The Charley Pride Story

by Charley Pride with Jim Henderson

Pub Date: Feb. 21st, 1994
ISBN: 0-688-12638-3
Publisher: Morrow/HarperCollins

The first black country music star spins a great life story. Charley Pride, one of 11 kids born into Mississippi Delta poverty, may be the only black country star, but he's no Uncle Tom. He frankly describes growing up in a segregated world, with a tough-as-nails father and a mother he adored, writing with simple directness and folksy turn of phrase (``You have to walk past a lot of woodpiles...but most of them do not harbor wild animals''). He speaks movingly about race relations and indignities endured early on, including seeing a brother kidnapped by whites. Pride actually set out to become a professional baseball player; slowed by injuries, he still managed to become a star in the Negro Leagues and flirted with the majors. He stumbled into country music—which he had loved from childhood—almost as an afterthought. But he's had a surprisingly smooth ride there and sees his acceptance by country's white audiences as proof that music lowers barriers. Like baseball's Jackie Robinson, Pride had the right combination of traits for a pioneer: good looks, charm, and talent. He tells how RCA set up his career (developing a following for him on radio before letting fans learn he was black), and of aid and friendship proffered by Chet Atkins, Willie Nelson, Ralph Emery, and others.
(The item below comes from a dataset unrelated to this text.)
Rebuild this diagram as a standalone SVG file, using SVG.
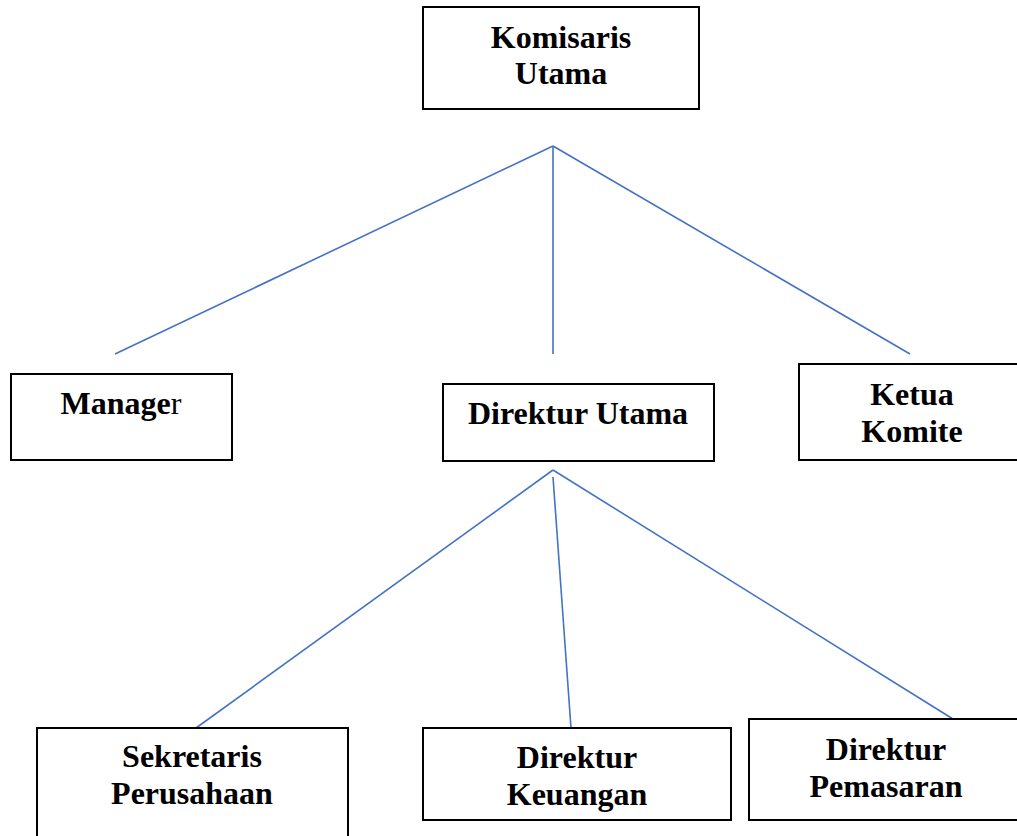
<svg xmlns="http://www.w3.org/2000/svg" width="1017" height="836" viewBox="0 0 1017 836">
<style>
.box{fill:#ffffff;stroke:#000000;stroke-width:2}
.t{font-family:"Liberation Serif","Times New Roman",serif;font-weight:bold;font-size:32px;fill:#000000;text-anchor:middle}
.c{stroke:#4472C4;stroke-width:1.6;fill:none}
</style>
<rect x="0" y="0" width="1017" height="836" fill="#ffffff"/>
<g id="connectors">
<line class="c" x1="553" y1="146" x2="115" y2="354"/>
<line class="c" x1="553" y1="146" x2="553" y2="354"/>
<line class="c" x1="553" y1="146" x2="910" y2="354"/>
<line class="c" x1="553" y1="470" x2="196" y2="728"/>
<line class="c" x1="553" y1="477" x2="571" y2="728"/>
<line class="c" x1="553" y1="470" x2="953" y2="719"/>
</g>
<g id="komisaris-utama">
<rect class="box" x="423" y="7" width="276" height="102"/>
<text class="t" x="561" y="48">Komisaris</text>
<text class="t" x="561" y="84">Utama</text>
</g>
<g id="manager">
<rect class="box" x="11" y="374" width="221" height="86"/>
<text class="t" x="121" y="414">Manage<tspan font-weight="normal">r</tspan></text>
</g>
<g id="direktur-utama">
<rect class="box" x="443" y="384" width="271" height="77"/>
<text class="t" x="578" y="424">Direktur Utama</text>
</g>
<g id="ketua-komite">
<rect class="box" x="799" y="364" width="222" height="96"/>
<text class="t" x="912" y="405">Ketua</text>
<text class="t" x="912" y="442">Komite</text>
</g>
<g id="sekretaris-perusahaan">
<rect class="box" x="37" y="728" width="311" height="120"/>
<text class="t" x="192" y="767">Sekretaris</text>
<text class="t" x="192" y="804">Perusahaan</text>
</g>
<g id="direktur-keuangan">
<rect class="box" x="423" y="728" width="308" height="92"/>
<text class="t" x="577" y="768">Direktur</text>
<text class="t" x="577" y="805">Keuangan</text>
</g>
<g id="direktur-pemasaran">
<rect class="box" x="749" y="719" width="280" height="101"/>
<text class="t" x="886" y="760">Direktur</text>
<text class="t" x="886" y="797">Pemasaran</text>
</g>
</svg>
As with many celebrity stories, the tale of Pride's gritty beginnings is more interesting than details of his finances, his interest in astrology, or the obligatory star-chat of later chapters. Pride's story flags only slightly as he describes a struggle with manic depression, a campaign to gain respect from a withholding father, and his disappointment with the way country has abandoned its elder statesmen for vacuous, photogenic young stars. Filled with wit and grit, an admirable exemplar of the celebrity bio genre.